I solved most of this assignment using Python, but not sure how to input (or even understand) the remaining information. Aren't you supposed to find the eigenvector given some eigenvalue, thus it appears in reverse in the following:
Let the symmetric 3 × 3 matrix A be A = ((1 2 1), (2 5 0), (1 0 5))
If A has the following three eigenvectors, then find three corresponding eigenvalues:
v1 = ((-5), (2), (1)); v2 = ((0), (-1), (2)); v3 = ((1), (2), (1))

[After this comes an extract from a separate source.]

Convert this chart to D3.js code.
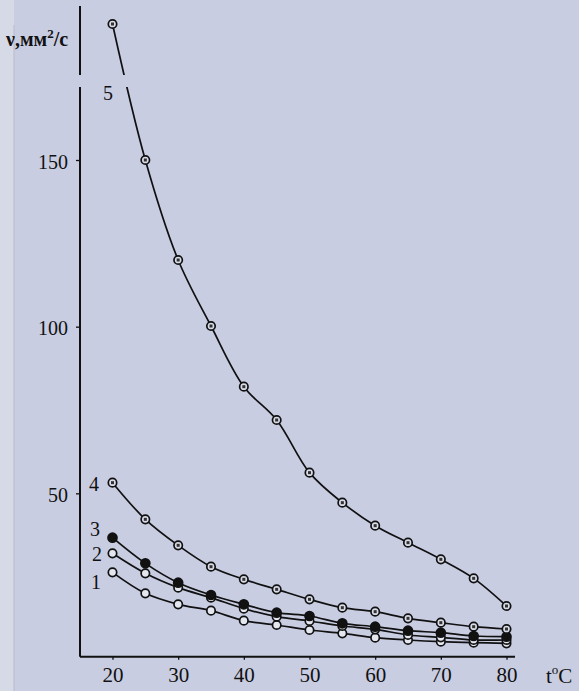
<!DOCTYPE html>
<html>
<head>
<meta charset="utf-8">
<script src="https://cdn.jsdelivr.net/npm/d3@7"></script>
<style>
  body { margin: 0; background: #c8cde2; }
  svg { display: block; }
  .tick text { font-family: "Liberation Serif", "Times New Roman", serif; fill: #111; }
</style>
</head>
<body>
<div id="chart"></div>
<script>
// temperatures, deg C
var temps = [20, 25, 30, 35, 40, 45, 50, 55, 60, 65, 70, 75, 80];

// kinematic viscosity, mm2/s
var curve1 = [26.3, 20.0, 16.7, 14.8, 11.8, 10.5, 9.0, 8.0, 6.7, 6.0, 5.5, 5.2, 5.0];
var curve2 = [32.0, 26.0, 21.7, 18.7, 15.4, 13.0, 11.7, 10.2, 9.2, 7.5, 6.8, 6.0, 6.0];
var curve3 = [36.7, 29.0, 23.2, 19.5, 16.7, 14.2, 13.2, 11.0, 10.0, 8.8, 8.2, 7.2, 7.0];
var curve4 = [53.2, 42.2, 34.4, 28.0, 24.2, 21.2, 18.2, 15.7, 14.5, 12.5, 11.2, 10.0, 9.3];
var curve5 = [190.8, 150.0, 120.0, 100.2, 82.0, 72.0, 56.2, 47.2, 40.3, 35.2, 30.2, 24.5, 16.2];

var curveNames = ["1", "2", "3", "4", "5"];
var xTicks = [20, 30, 40, 50, 60, 70, 80];
var yTicks = [50, 100, 150];

var svgWidth = 579;
var svgHeight = 691;
var bg = "#c8cde2";

var svg = d3.select("#chart").append("svg")
  .attr("width", svgWidth)
  .attr("height", svgHeight);

// background, with the lighter page edge on the left
svg.append("rect").attr("width", svgWidth).attr("height", svgHeight).attr("fill", bg);
svg.append("rect").attr("x", 0).attr("y", 0).attr("width", 14).attr("height", svgHeight).attr("fill", "#d6d9e6");
svg.append("line").attr("x1", 14).attr("x2", 14).attr("y1", 25).attr("y2", svgHeight)
  .attr("stroke", "#b9bccb").attr("stroke-width", 1);

// scales
var x = d3.scaleLinear().domain([20, 80]).range([112.5, 506.5]);
var y = d3.scaleLinear().domain([0, 150]).range([660, 160]);

var axisY = y(1);     // x axis sits a little above zero
var axisX = 80;       // y axis position

// x axis
var xAxis = d3.axisBottom(x).tickValues(xTicks).tickSize(3).tickPadding(7);
var gx = svg.append("g")
  .attr("transform", `translate(0, ${axisY})`)
  .call(xAxis);
gx.select(".domain").remove();
gx.selectAll(".tick line").attr("stroke", "#111").attr("stroke-width", 1.3);
gx.selectAll(".tick text").style("font-size", "21px");
svg.append("line")
  .attr("x1", axisX).attr("x2", 515)
  .attr("y1", axisY).attr("y2", axisY)
  .attr("stroke", "#111").attr("stroke-width", 2);

// y axis
var yAxis = d3.axisLeft(y).tickValues(yTicks).tickSize(4).tickPadding(8);
var gy = svg.append("g")
  .attr("transform", `translate(${axisX}, 0)`)
  .call(yAxis);
gy.select(".domain").remove();
gy.selectAll(".tick line").attr("stroke", "#111").attr("stroke-width", 1.3);
gy.selectAll(".tick text").style("font-size", "20px").attr("dy", "0.4em");
svg.append("line")
  .attr("x1", axisX).attr("x2", axisX)
  .attr("y1", axisY).attr("y2", 6)
  .attr("stroke", "#111").attr("stroke-width", 2);

// axis titles
var yTitle = svg.append("text")
  .attr("x", 6).attr("y", 46)
  .style("font-family", "'Liberation Serif', serif")
  .style("font-size", "20px")
  .style("font-weight", "bold")
  .attr("fill", "#111");
yTitle.append("tspan").text("ν,мм");
yTitle.append("tspan").attr("dy", -8).style("font-size", "13px").text("2");
yTitle.append("tspan").attr("dy", 8).text("/с");

var xTitle = svg.append("text")
  .attr("x", 546).attr("y", 683)
  .style("font-family", "'Liberation Serif', serif")
  .style("font-size", "21px")
  .attr("fill", "#111");
xTitle.append("tspan").text("t");
xTitle.append("tspan").attr("dy", -9).style("font-size", "13px").text("o");
xTitle.append("tspan").attr("dy", 9).text("C");

// curves
var series = [curve1, curve2, curve3, curve4, curve5];
var line = d3.line()
  .x(function(d, i) { return x(temps[i]); })
  .y(function(d) { return y(d); })
  .curve(d3.curveCatmullRom.alpha(0.5));

svg.selectAll("path.curve")
  .data(series)
  .enter()
  .append("path")
  .attr("class", "curve")
  .attr("d", line)
  .attr("fill", "none")
  .attr("stroke", "#111")
  .attr("stroke-width", 1.7);

// axis break (gap across y axis and curve 5)
svg.append("rect")
  .attr("x", 70).attr("y", 75)
  .attr("width", 60).attr("height", 12)
  .attr("fill", bg);

// markers: 1,2 open; 3 filled; 4,5 open with dark centre
var markerFill = ["#e4e7f0", "#e4e7f0", "#111", "#d8dbe8", "#d8dbe8"];
series.forEach(function(s, k) {
  var g = svg.append("g");
  g.selectAll("circle")
    .data(s)
    .enter()
    .append("circle")
    .attr("cx", function(d, i) { return x(temps[i]); })
    .attr("cy", function(d) { return y(d); })
    .attr("r", k === 2 ? 4.5 : 4.2)
    .attr("fill", markerFill[k])
    .attr("stroke", "#111")
    .attr("stroke-width", 1.7);
  if (k >= 3) {
    g.selectAll("rect")
      .data(s)
      .enter()
      .append("rect")
      .attr("x", function(d, i) { return x(temps[i]) - 1.5; })
      .attr("y", function(d) { return y(d) - 1.5; })
      .attr("width", 3).attr("height", 3)
      .attr("fill", "#333");
  }
});

// curve numbers
var labelX = [96, 97, 95, 94, 108];
var labelY = [589, 561, 536, 491, 100];
svg.selectAll("text.cname")
  .data(curveNames)
  .enter()
  .append("text")
  .attr("class", "cname")
  .attr("x", function(d, i) { return labelX[i]; })
  .attr("y", function(d, i) { return labelY[i]; })
  .attr("text-anchor", "middle")
  .style("font-family", "'Liberation Serif', serif")
  .style("font-size", "20px")
  .attr("fill", "#111")
  .text(function(d) { return d; });
</script>
</body>
</html>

Given a matrix arr and a vector vec, if vec is eigenvector of arr, then:
np.dot(arr, vec) == lambda_ * vec
therefore, going through all the values of np.dot(arr, vec) / vec (eventually ignoring the null vector as potential eigenvector, and suppressing errors for potential division by zero), would reveal the eigenvalue:
import numpy as np
def find_eigenvalue(arr, vec):
result = None
if not np.all(np.isclose(vec, 0.0)):
with np.errstate(divide='ignore', invalid='ignore'):
for x, y in zip(np.dot(arr, vec), vec):
if np.isclose(y, 0.0) and np.isclose(x, 0.0):
continue
if result is None:
result = x / y
elif not np.isclose(result, x / y):
result = None
break
return result
which works as expected:
print(find_eigenvalue(arr, np.array([0, 0, 0])))
# None
print(find_eigenvalue(arr, np.array([1, 0, 0])))
# None
print(find_eigenvalue(arr, np.array([0, 1, 0])))
# None
print(find_eigenvalue(arr, np.array([0, 0, 1])))
# None
print(find_eigenvalue(arr, np.array([0, -1, 2])))
# 5
print(find_eigenvalue(arr, np.array([-5, 2, 1])))
# -0.0
print(find_eigenvalue(arr, np.array([1, 2, 1])))
# 6.0
Finally, note that np.linalg.svd() will also compute all these:
u, s, vh = np.linalg.svd(arr)
and s will contain the eigenvalues, and u and vh will contain the eigenvectors (more precisely the left-singular eigenvectors in u and the hermitian of the right-singular eigenvectors in vh).